Me to my course attendees: As you can see iPhone/Android persistence vulnerabilities are the most expensive, so if you reboot your phone regularly you’ll probably be fine. They probably won’t waste that on you.
NSA: reboot your phone once a week.
@Patricia Really? Never heard of rebooting just at random points, not connected to updates, being important before. Could you say a bit more about why that is?
@forteller @Patricia Basically if you have a voulnerability that lets someone put exploits into memory, a reboot will clean this out, and you will have to be reinfected, retrigger the exploit for it to affect you.
A persistent exploit would be something patching some executable in in your phone to trigger this even after a reboot.
@sotolf @Patricia Right, right. Makes sense! Thanks!
And this comes literally minutes after someone had to explain to me that yes, the number of sex partners does actually matter even if you don't test positive for anything, because not all infections are symptomatic or cought in tests.
So if anyone wants to teach me anything more about infections, this is the day!
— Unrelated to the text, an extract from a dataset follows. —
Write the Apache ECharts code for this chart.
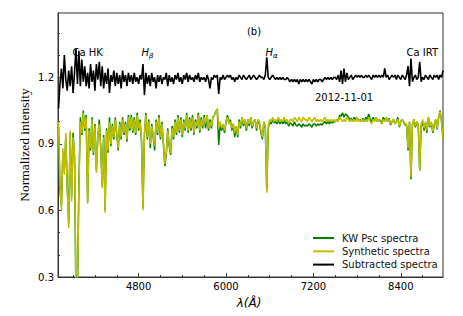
<!DOCTYPE html>
<html><head><meta charset="utf-8">
<script src="https://cdn.jsdelivr.net/npm/echarts@6/dist/echarts.min.js"></script>
<style>html,body{margin:0;padding:0;background:#fff}#c{width:463px;height:316px}</style>
</head><body><div id="c"></div>
<script>
// Wavelength grid (Angstrom)
const wavelength = [
3700,3720,3740,3760,3780,3800,3820,3840,3860,3880,
3900,3920,3940,3960,3980,4000,4020,4040,4060,4080,
4100,4120,4140,4160,4180,4200,4220,4240,4260,4280,
4300,4320,4340,4360,4380,4400,4420,4440,4460,4480,
4500,4520,4540,4560,4580,4600,4620,4640,4660,4680,
4700,4720,4740,4760,4780,4800,4820,4840,4860,4880,
4900,4920,4940,4960,4980,5000,5020,5040,5060,5080,
5100,5120,5140,5160,5180,5200,5220,5240,5260,5280,
5300,5320,5340,5360,5380,5400,5420,5440,5460,5480,
5500,5520,5540,5560,5580,5600,5620,5640,5660,5680,
5700,5720,5740,5760,5780,5800,5820,5840,5860,5880,
5900,5920,5940,5960,5980,6000,6020,6040,6060,6080,
6100,6120,6140,6160,6180,6200,6220,6240,6260,6280,
6300,6320,6340,6360,6380,6400,6420,6440,6460,6480,
6500,6520,6540,6560,6580,6600,6620,6640,6660,6680,
6700,6720,6740,6760,6780,6800,6820,6840,6860,6880,
6900,6920,6940,6960,6980,7000,7020,7040,7060,7080,
7100,7120,7140,7160,7180,7200,7220,7240,7260,7280,
7300,7320,7340,7360,7380,7400,7420,7440,7460,7480,
7500,7520,7540,7560,7580,7600,7620,7640,7660,7680,
7700,7720,7740,7760,7780,7800,7820,7840,7860,7880,
7900,7920,7940,7960,7980,8000,8020,8040,8060,8080,
8100,8120,8140,8160,8180,8200,8220,8240,8260,8280,
8300,8320,8340,8360,8380,8400,8420,8440,8460,8480,
8500,8520,8540,8560,8580,8600,8620,8640,8660,8680,
8700,8720,8740,8760,8780,8800,8820,8840,8860,8880,
8900,8920,8940,8960,8980];

// KW Psc observed spectrum (green)
const kwPscFlux = [
0.98,0.69,0.62,0.86,0.78,0.93,0.71,0.54,0.95,0.66,
0.95,0.84,0.20,0.23,0.72,1.02,0.94,1.05,0.96,1.03,
0.64,0.97,0.87,1.02,0.85,0.99,0.78,0.93,1.01,0.88,
0.71,0.94,0.60,0.97,0.86,1.02,0.89,0.99,0.92,1.02,
0.94,0.87,1.00,0.92,1.02,0.94,1.00,0.91,1.03,0.96,
1.03,0.95,1.02,0.94,1.04,0.96,1.01,0.91,0.61,0.94,
1.04,0.92,1.01,0.88,0.99,0.93,0.87,1.01,0.94,1.03,
0.92,1.00,0.90,0.80,0.85,0.97,0.89,0.85,0.98,0.92,
1.01,0.94,1.03,0.95,1.02,0.93,1.01,0.96,1.04,0.95,
1.02,0.96,1.03,0.94,1.01,0.97,1.04,0.95,1.02,0.97,
1.03,0.97,1.03,0.96,1.01,0.97,1.02,1.03,1.045,1.055,
0.895,0.99,0.96,0.98,0.95,1.00,1.03,0.99,1.01,0.96,
0.99,0.93,0.98,0.93,1.01,0.97,1.02,0.98,1.01,0.96,
1.01,0.98,1.02,0.97,1.00,1.01,0.96,1.01,0.99,0.95,
0.92,1.00,0.97,0.69,0.97,1.00,0.99,1.01,0.995,1.00,
0.99,1.01,0.99,1.00,0.99,1.005,0.99,1.00,0.98,0.995,
0.99,0.98,1.00,0.985,0.98,0.99,0.985,0.975,0.99,0.98,
0.985,0.98,0.99,0.985,0.975,0.99,0.99,0.98,0.99,0.985,
0.99,0.985,0.995,1.00,0.99,1.00,0.99,1.00,0.995,1.00,
1.00,1.01,1.00,1.03,1.025,1.04,1.02,1.035,1.03,1.02,
1.01,1.015,1.00,1.02,1.01,1.02,1.005,1.01,1.00,1.015,
1.00,1.02,1.01,1.035,1.01,1.00,1.02,1.005,1.02,1.00,
1.01,1.005,0.99,1.02,1.005,1.02,1.00,1.015,0.985,1.00,
1.01,0.99,1.00,1.02,0.975,1.00,1.01,1.00,0.985,0.985,
0.87,1.00,0.74,0.985,1.01,0.975,1.00,0.985,0.78,0.98,
1.00,0.96,0.995,0.95,1.02,0.975,0.995,0.95,0.985,1.01,
0.965,1.02,1.05,1.00,0.92];

// Synthetic spectrum (yellow)
const syntheticFlux = [
1.00,0.72,0.60,0.88,0.76,0.95,0.70,0.52,0.96,0.64,
0.93,0.85,0.20,0.22,0.70,1.00,0.95,1.04,0.97,1.02,
0.63,0.96,0.88,1.01,0.86,0.98,0.77,0.94,0.99,0.89,
0.70,0.93,0.59,0.96,0.87,1.00,0.90,0.98,0.93,1.01,
0.95,0.88,0.99,0.93,1.01,0.95,0.99,0.92,1.02,0.97,
1.02,0.96,1.01,0.95,1.03,0.97,1.00,0.92,0.60,0.95,
1.03,0.93,1.00,0.90,0.98,0.94,0.89,1.00,0.95,1.02,
0.93,0.99,0.91,0.81,0.86,0.96,0.90,0.86,0.97,0.93,
1.00,0.95,1.02,0.96,1.01,0.94,1.00,0.97,1.03,0.96,
1.01,0.97,1.02,0.95,1.00,0.98,1.03,0.96,1.01,0.98,
1.02,0.99,1.03,0.97,1.00,0.98,1.02,1.03,1.04,1.06,
0.97,1.00,0.97,0.99,0.96,1.00,1.02,0.99,1.00,0.97,
0.99,0.95,0.98,0.94,1.00,0.98,1.02,0.99,1.01,0.97,
1.01,0.99,1.02,0.98,1.00,1.01,0.97,1.01,1.00,0.96,
0.93,1.00,0.98,0.68,0.98,1.01,1.00,1.02,1.00,1.01,
1.00,1.02,1.00,1.01,1.00,1.02,1.00,1.01,0.99,1.01,
1.01,1.00,1.02,1.01,1.00,1.02,1.01,1.00,1.02,1.01,
1.01,1.00,1.02,1.01,1.00,1.01,1.02,1.00,1.01,1.00,
1.01,1.00,1.01,1.02,1.00,1.01,1.00,1.01,1.00,1.01,
1.00,1.01,1.00,1.02,1.01,1.00,1.01,1.00,1.02,1.01,
1.00,1.01,1.00,1.01,1.00,1.02,1.00,1.01,1.00,1.01,
1.00,1.01,1.00,1.02,1.00,0.99,1.01,1.00,1.02,1.00,
1.01,1.00,0.99,1.01,1.00,1.02,1.00,1.01,0.99,1.00,
1.01,0.99,1.00,1.01,0.98,1.00,1.01,1.00,0.99,0.99,
0.88,1.00,0.75,0.99,1.01,0.98,1.00,0.99,0.78,0.99,
1.01,0.97,1.00,0.96,1.02,0.98,1.00,0.955,0.99,1.01,
0.97,1.02,1.045,1.00,0.92];

// Subtracted spectrum (black, offset to 1.2)
const subtractedFlux = [
1.06,1.17,1.24,1.15,1.30,1.19,1.14,1.23,1.16,1.25,
1.13,1.22,1.33,1.17,1.32,1.16,1.28,1.18,1.25,1.16,
1.22,1.15,1.26,1.18,1.23,1.14,1.26,1.19,1.27,1.16,
1.25,1.15,1.22,1.17,1.24,1.13,1.21,1.18,1.23,1.16,
1.22,1.17,1.21,1.15,1.23,1.18,1.21,1.16,1.22,1.18,
1.21,1.17,1.22,1.18,1.20,1.17,1.21,1.19,1.26,1.12,
1.22,1.17,1.21,1.16,1.22,1.18,1.20,1.15,1.21,1.18,
1.21,1.17,1.20,1.19,1.22,1.16,1.21,1.18,1.20,1.17,
1.21,1.19,1.22,1.18,1.20,1.17,1.21,1.19,1.22,1.18,
1.21,1.19,1.20,1.18,1.21,1.19,1.22,1.18,1.20,1.19,
1.20,1.18,1.21,1.19,1.15,1.20,1.19,1.21,1.20,1.21,
1.125,1.20,1.19,1.21,1.19,1.20,1.21,1.20,1.21,1.19,
1.20,1.18,1.20,1.19,1.21,1.20,1.19,1.21,1.20,1.19,
1.20,1.21,1.19,1.20,1.21,1.20,1.19,1.20,1.21,1.20,
1.20,1.19,1.21,1.29,1.20,1.19,1.20,1.21,1.20,1.19,
1.20,1.19,1.20,1.19,1.20,1.19,1.19,1.20,1.19,1.18,
1.19,1.18,1.19,1.18,1.19,1.17,1.19,1.18,1.19,1.18,
1.19,1.18,1.19,1.18,1.17,1.19,1.18,1.19,1.18,1.19,
1.19,1.18,1.19,1.20,1.19,1.20,1.19,1.20,1.19,1.20,
1.20,1.19,1.21,1.18,1.23,1.17,1.24,1.18,1.22,1.19,
1.20,1.21,1.19,1.20,1.21,1.20,1.21,1.20,1.21,1.20,
1.20,1.21,1.20,1.21,1.20,1.19,1.21,1.20,1.21,1.20,
1.21,1.20,1.21,1.20,1.24,1.20,1.21,1.19,1.20,1.21,
1.20,1.21,1.19,1.21,1.20,1.19,1.21,1.20,1.19,1.21,
1.25,1.16,1.285,1.18,1.20,1.21,1.19,1.20,1.27,1.18,
1.20,1.19,1.21,1.20,1.19,1.21,1.20,1.19,1.21,1.20,
1.21,1.19,1.21,1.20,1.23];

const seriesNames = ['KW Psc spectra', 'Synthetic spectra', 'Subtracted spectra'];
const xMajorTicks = [4800, 6000, 7200, 8400];
const xMinorTicks = [3900, 4200, 4500, 5100, 5400, 5700, 6300, 6600, 6900, 7500, 7800, 8100, 8700];
const yMajorTicks = [0.3, 0.6, 0.9, 1.2];
const yMinorTicks = [0.4, 0.5, 0.7, 0.8, 1.0, 1.1, 1.3, 1.4];
const lineLabels = ['Ca HK', 'H', 'H', 'Ca IRT'];
const panelLabel = '(b)';
const dateLabel = '2012-11-01';

const X_MIN = 3693, X_MAX = 8980, Y_MIN = 0.3, Y_MAX = 1.49;
const FONT = '"DejaVu Sans", sans-serif';
const axisColor = '#333';

const toPairs = arr => wavelength.map((w, i) => [w, arr[i]]);

const chart = echarts.init(document.getElementById('c'), null, {renderer: 'svg'});
const lineSeries = (name, data, color, z, w) => ({
  name, type: 'line', data: toPairs(data), xAxisIndex: 0, yAxisIndex: 0,
  showSymbol: false, symbol: 'none', sampling: null, clip: true, z,
  lineStyle: {color, width: w}, itemStyle: {color}, emphasis: {disabled: true}
});

chart.setOption({
  animation: false,
  backgroundColor: '#fff',
  grid: {left: 58, right: 20, top: 13, bottom: 39, show: true, borderColor: axisColor, borderWidth: 1, outerBoundsMode: 'none'},
  xAxis: [
    {type: 'value', min: X_MIN, max: X_MAX, position: 'bottom',
     axisLine: {show: true, lineStyle: {color: axisColor}},
     axisTick: {show: true, inside: true, length: 4, customValues: xMajorTicks, lineStyle: {color: axisColor}},
     axisLabel: {customValues: xMajorTicks, margin: 4, color: '#000', fontSize: 10, fontFamily: FONT, formatter: v => String(v)},
     splitLine: {show: false}},
    {type: 'value', min: X_MIN, max: X_MAX, position: 'bottom', gridIndex: 0,
     axisLine: {show: false},
     axisTick: {show: true, inside: true, length: 2, customValues: xMinorTicks, lineStyle: {color: axisColor}},
     axisLabel: {show: false}, splitLine: {show: false}}
  ],
  yAxis: [
    {type: 'value', min: Y_MIN, max: Y_MAX, position: 'left',
     axisLine: {show: true, lineStyle: {color: axisColor}},
     axisTick: {show: true, inside: true, length: 4, customValues: yMajorTicks, lineStyle: {color: axisColor}},
     axisLabel: {customValues: yMajorTicks, margin: 4, color: '#000', fontSize: 10, fontFamily: FONT, formatter: v => v.toFixed(1)},
     splitLine: {show: false}},
    {type: 'value', min: Y_MIN, max: Y_MAX, position: 'left', gridIndex: 0,
     axisLine: {show: false},
     axisTick: {show: true, inside: true, length: 2, customValues: yMinorTicks, lineStyle: {color: axisColor}},
     axisLabel: {show: false}, splitLine: {show: false}}
  ],
  legend: {
    orient: 'vertical', left: 308, top: 228, itemWidth: 21, itemHeight: 2, itemGap: 3.3,
    icon: 'rect', data: seriesNames, selectedMode: false,
    textStyle: {fontSize: 10, fontFamily: FONT, color: '#111', padding: [0, 0, 0, 3]}
  },
  series: [
    lineSeries(seriesNames[0], kwPscFlux, '#008000', 2, 1.5),
    lineSeries(seriesNames[1], syntheticFlux, '#bfbf00', 3, 1.5),
    lineSeries(seriesNames[2], subtractedFlux, '#000000', 4, 1.6)
  ],
  graphic: [
    {type: 'text', x: 254, y: 31, style: {text: panelLabel, font: '10px ' + FONT, fill: '#000', align: 'center', verticalAlign: 'middle'}},
    {type: 'text', x: 72.5, y: 52.5, style: {text: lineLabels[0], font: '10px ' + FONT, fill: '#000', align: 'left', verticalAlign: 'middle'}},
    {type: 'text', x: 141.5, y: 52.5, style: {text: lineLabels[1], font: 'italic 10px ' + FONT, fill: '#000', align: 'left', verticalAlign: 'middle'}},
    {type: 'text', x: 149, y: 55.5, style: {text: 'β', font: 'italic 7px ' + FONT, fill: '#000', align: 'left', verticalAlign: 'middle'}},
    {type: 'text', x: 265.5, y: 52.5, style: {text: lineLabels[2], font: 'italic 10px ' + FONT, fill: '#000', align: 'left', verticalAlign: 'middle'}},
    {type: 'text', x: 273, y: 55.5, style: {text: 'α', font: 'italic 7px ' + FONT, fill: '#000', align: 'left', verticalAlign: 'middle'}},
    {type: 'text', x: 406.5, y: 52.5, style: {text: lineLabels[3], font: '10px ' + FONT, fill: '#000', align: 'left', verticalAlign: 'middle'}},
    {type: 'text', x: 315, y: 97, style: {text: dateLabel, font: '10px ' + FONT, fill: '#000', align: 'left', verticalAlign: 'middle'}},
    {type: 'text', x: 24, y: 145, rotation: Math.PI / 2, style: {text: 'Normalized intensity', font: '13.5px "Liberation Serif", serif', fill: '#000', align: 'center', verticalAlign: 'middle'}},
    {type: 'text', x: 249, y: 303, style: {text: 'λ(Å)', font: 'italic 12px ' + FONT, fill: '#000', align: 'center', verticalAlign: 'middle'}}
  ]
});
</script>
</body></html>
Let me have it!
@forteller @Patricia TIL, so now I know that as well, it really makes sense when you actually think about it :) Haha, I wasn't expecting to learn that today, but now I know :)
@forteller Because of how iOS security works, even if you have root jailbreak super access you can't change anything about the boot process. Basically the operating system partition never changes between updates, so it can be fully signed and known not to be tampered with.
I don't know the exact boot process today, but basically everything is cryptographically validated by the "iBoot" firmware which has a limited attack surface, so it's hard to attack iBoot directly.
So if you want a reboot persistent attack, you need to either exploit the boot process, or you need to find one or more separate vulnerabilities in some userland service that starts after boot.
iBoot has been cracked in the past and can't be easily updated (if at all?) when it's on a phone, so that's why e.g. iPhone X is technically permanently jailbreakable.
I don't know if I explained that all too well, but basically iPhones are really good at protecting and validating the boot process.
@forteller
I (having not been asked)only know that my an ph just 'behaves' better fsvo if I power-cycle it every few days.
the old 'zap the p-ram' is a thing I really miss.
I also miss being able to pull the battery
@forteller @Patricia If I read the above correctly, the reasoning is:
"Even if your device gets hacked by some kind of vulnerability, it's unlikely the attacker has achieved persistence across reboots, so rebooting will kick them back out"
@forteller like others have said, to survive a reboot you need some way to come back up. That kind of mechanism is called “persistence” - these kinds of vulnerabilities have become progressively harder to find in phone OSs, so the price for a good one (with an exploit) can be in the millions of dollars range. But if they are found they could potentially be fixed by the vendor. So they are used carefully. Otherwise it’s money out the window. So unless you are a high value target they probably won’t risk using it for you. And without persistence, reboot will clear it. Of course you have all sorts of spyware you (or someone with access to your phone) might’ve installed on purpose, but that’s another matter.
@forteller tech people often forget about intimate partner abuse. But protecting against someone who is regularly in physical proximity to your devices is a whole other thing. Often requiring many layers of protection, because it might not be safe to refuse them access. Another reason why the Microsoft Recall thing is an absolute dumpster fire. And a reason to not have a windows machine if they do release it. “Opt-in” isn’t opt-in if you are not safe to refuse.
@Patricia @forteller Apple just showed off a feature to lock or hide an app an your phone, and the prevailing discourse was “hahaha it’s for porn.” These dudes (of course they were all men commentating) never even considered the domestic abuse case, where privacy on your own device isn’t a given, and it’s no joke—it’s about personal safety.
Also thinking the "hide an app" feature could be used by a stalker/abuser too, and overcomes the persistence issue. Sneak a Where Is My Device? tracker app on there, hide it, and bam.
@shafik it sucks that they don’t actually say why in the article
@Patricia
Now I know why my fairphone with /e/ OS kept rebooting randomly: it was a security feature.